I'm looking to bid on a property that is currently 30 days on market. Open to all bidders at this time. The home is uninsured and property disclosure states a failed pressure plumbing test and noting repairs that include plumbing, foundation, and wood rot (very vague/no specifics). The home was built in 1934 and is a 'non-contributing' property in a historic district. I understand as an investor that you lose your earnest money on HUD properties if you bail after an inspection. Also I would like to have a good idea of what exactly needs to be addressed and how much it might cost before even making my bid.
Advice on how to proceed with inspection? I know some companies offer free estimates so I'm wondering if it would be a faux pas to have a company do an estimate while I and the real estate agent are there? Or are there better ways to go about this?
Also, is it illegal or otherwise unwise to contact the previous (not current) home owner and ask about the property? I know who lived in the house before it was foreclosed.
I am very new as this would be my first investment property.
Any and all advice appreciated.
What exactly is a "non contributing" property? Will you be governed by a historic board?

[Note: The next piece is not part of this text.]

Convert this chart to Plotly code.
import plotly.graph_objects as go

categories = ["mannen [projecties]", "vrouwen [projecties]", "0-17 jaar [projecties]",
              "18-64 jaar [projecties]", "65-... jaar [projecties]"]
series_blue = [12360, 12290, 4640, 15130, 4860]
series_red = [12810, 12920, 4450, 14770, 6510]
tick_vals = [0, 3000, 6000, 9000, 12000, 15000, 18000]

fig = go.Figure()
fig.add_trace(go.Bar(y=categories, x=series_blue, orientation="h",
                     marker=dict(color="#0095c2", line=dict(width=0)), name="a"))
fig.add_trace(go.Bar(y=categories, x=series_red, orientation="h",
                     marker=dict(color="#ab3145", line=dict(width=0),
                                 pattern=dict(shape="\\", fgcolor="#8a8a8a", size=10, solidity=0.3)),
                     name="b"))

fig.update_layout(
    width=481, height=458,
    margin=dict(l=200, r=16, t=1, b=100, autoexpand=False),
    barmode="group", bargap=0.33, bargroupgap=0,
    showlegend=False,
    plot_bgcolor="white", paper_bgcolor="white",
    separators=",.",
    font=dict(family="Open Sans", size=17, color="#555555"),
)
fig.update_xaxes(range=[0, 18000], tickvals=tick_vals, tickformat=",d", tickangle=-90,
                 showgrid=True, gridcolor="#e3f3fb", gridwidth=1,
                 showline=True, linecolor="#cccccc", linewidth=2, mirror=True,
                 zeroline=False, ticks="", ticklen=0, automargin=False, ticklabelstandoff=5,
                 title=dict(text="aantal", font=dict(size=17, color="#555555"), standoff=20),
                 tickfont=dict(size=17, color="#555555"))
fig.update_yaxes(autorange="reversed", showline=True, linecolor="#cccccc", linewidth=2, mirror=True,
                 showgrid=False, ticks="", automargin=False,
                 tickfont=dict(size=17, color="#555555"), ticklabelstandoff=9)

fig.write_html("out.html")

@Tanya A. Before spending time or money, I'd want to nail down the specifics of what being in an "historic district" means. Some regulations can be onerous - enough so that good deals aren't worth the hassle.

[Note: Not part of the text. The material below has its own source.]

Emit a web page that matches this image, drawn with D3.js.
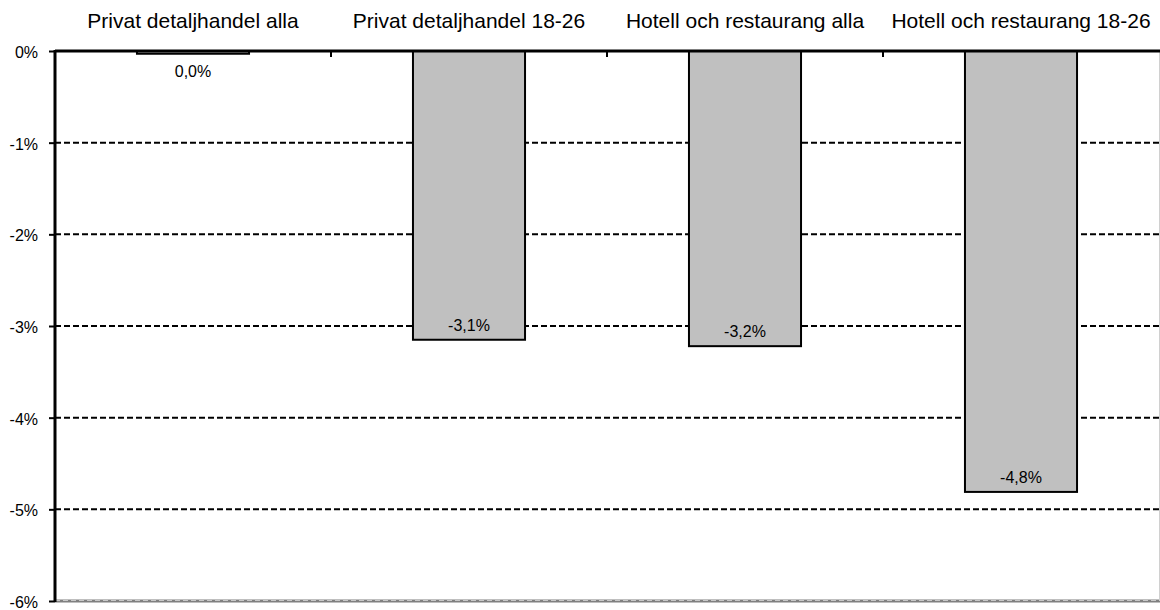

If that passes muster, bring a contractor with you to look over the property. Not a faux pas at all - it's good business.
As to contacting the previous owner, I'm not sure how much help that would be, but there's no reason not to.
@Tanya A. A “non-contributing” structure in a historic district is not eligible for historic tax credits, but is almost certain to be governed by locality-specific historic renovation guidelines. Meaning, you still have to jump through a lot of hoops, but there is no tax incentive to do it.
And if you can glean any info from a previous owner you should try, nothing wrong with that!
As someone who has spent more than half of my life buying HUD homes, look at it this way. Assuming the property is over $50,000, $1000 in earnest money buys you 45 days to find out if the property works for you($500 if under $50). That is your max liability
The PCR- Not holding pressure could be as simple as a $10 shut off valve. HUD does not investigate the extent of the problem, just that it failed as pressure test. You cannot turn on utilities before having an excepted bid, so an in depth pre-inspection is not possible
No problem at all in contacting previous owners or neighbors. I take neighbors info with a grain of salt because all of them "heard" something that is often inaccurate
Thanks everyone for the great feedback, especially with regards to getting a contractor out there and contacting the previous owner. I feel much better about those decisions.
I am absolutely trying to do due diligence on the historic district part. It's definitely governed by historic board, and I've reached out to them and am waiting to hear back. I've gone through several minutes from their meetings and it does sound like they're fairly reasonable with approvals for repairs and upgrades on noncontributing properties so far (far greater approvals than denials), but I think I'll also contact some homeowners of the properties in question and ask for their opinion of the experience. My realtor also just sold a home in the district for a client and is going to help me connect with them as well. And I'm going to see if the board has any record of history on the property or previous requests for improvements. I don't know if they keep that sort of thing.
@Greg H. I've read so many of your posts here; thank you for replying. I felt the pressure test probably could go that way as well - the wood rot also might be as simple as replacing a wood fence on the property which looks to be in very poor shape (that is, of course, if the historic board doesn't demand reclaimed wood from the exact same tree family, year, and location of the original property (yes, I've read that post, haha). I'm mostly concerned about that foundation.
There is one issue that's a BIG RED FLAG, however, which I unbelievably forgot to mention in my original post. The property is on a nonconforming lot. It's tiny and practically in the back yard of the property behind it. It has alley access only, and I was deeply concerned about how to get equipment into the area if major repairs ever needed done. In addition, my realtor just called and informed me that due to the nonconforming characteristics of the property, should 49% of the property be damaged in any way, the city would not authorize a rebuild. You're left with an empty lot - and I reckon that probably means insurance issues as well.
@Tanya A. The non-conforming issue may not be a big deal. Usually that means you can’t make any significant change, i.e. you can’t make a single family into a duplex, you can’t build a new deck, you can’t make it commercial or change the zoning, etc. You can only repair/replace what is already there.
And I’ve never had trouble insuring non-conforming properties, but you can confirm the specifics of your situation with a quick call to your insurance agent.
I will hire licensed inspector to do a comprehensive inspection of the property and prioritize the importance and repair cost. You get what you pay for it.